On 06/05/2010 06:54 PM, Scott Marlowe wrote:
> On Sat, Jun 5, 2010 at 5:03 PM, Jon Schewe <jpschewe(at)mtu(dot)net> wrote:
>
>>
>> On 06/05/2010 05:52 PM, Greg Smith wrote:
>>
>>> Jon Schewe wrote:
>>>
>>>>> If that's the case, what you've measured is which filesystems are
>>>>> safe because they default to flushing drive cache (the ones that take
>>>>> around 15 minutes) and which do not (the ones that take >=around 2
>>>>> hours). You can't make ext3 flush the cache correctly no matter what
>>>>> you do with barriers, they just don't work on ext3 the way PostgreSQL
>>>>> needs them to.
>>>>>
>>>>>
>>>>>
>>>> So the 15 minute runs are doing it correctly and safely, but the slow
>>>> ones are doing the wrong thing? That would imply that ext3 is the safe
>>>> one. But your last statement suggests that ext3 is doing the wrong
>>>> thing.
>>>>
>>>>
>>> I goofed and reversed the two times when writing that. As is always
>>> the case with this sort of thing, the unsafe runs are the fast ones.

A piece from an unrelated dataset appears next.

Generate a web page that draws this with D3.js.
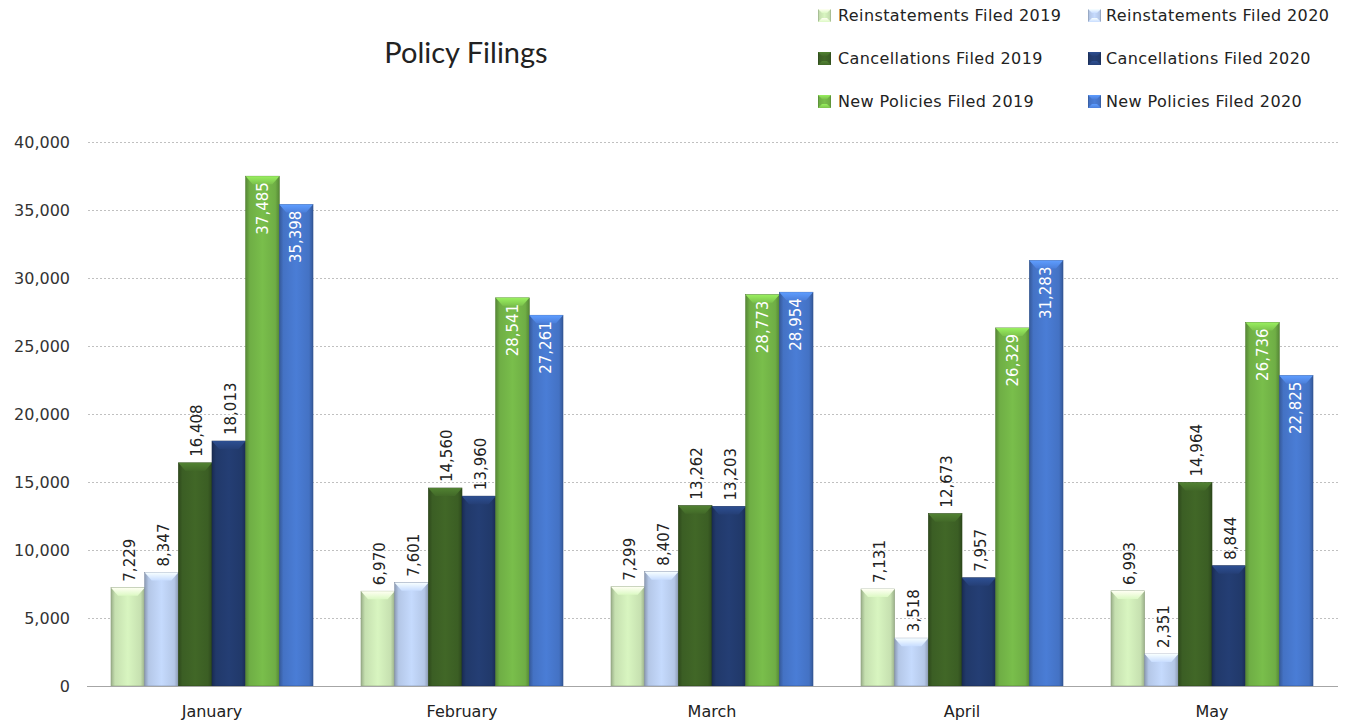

>>> ext3 does not ever do the right thing no matter how you configure it,
>>> you have to compensate for its limitations with correct hardware setup
>>> to make database writes reliable.
>>>
>>>
>> OK, so if I want the 15 minute speed, I need to give up safety (OK in
>> this case as this is just research testing), or see if I can tune
>> postgres better.
>>
> Or use a trustworthy hardware caching battery backed RAID controller,
> either in RAID mode or JBOD mode.
>
Right, because the real danger here is if the power goes out you can end
up with a scrambled database, correct?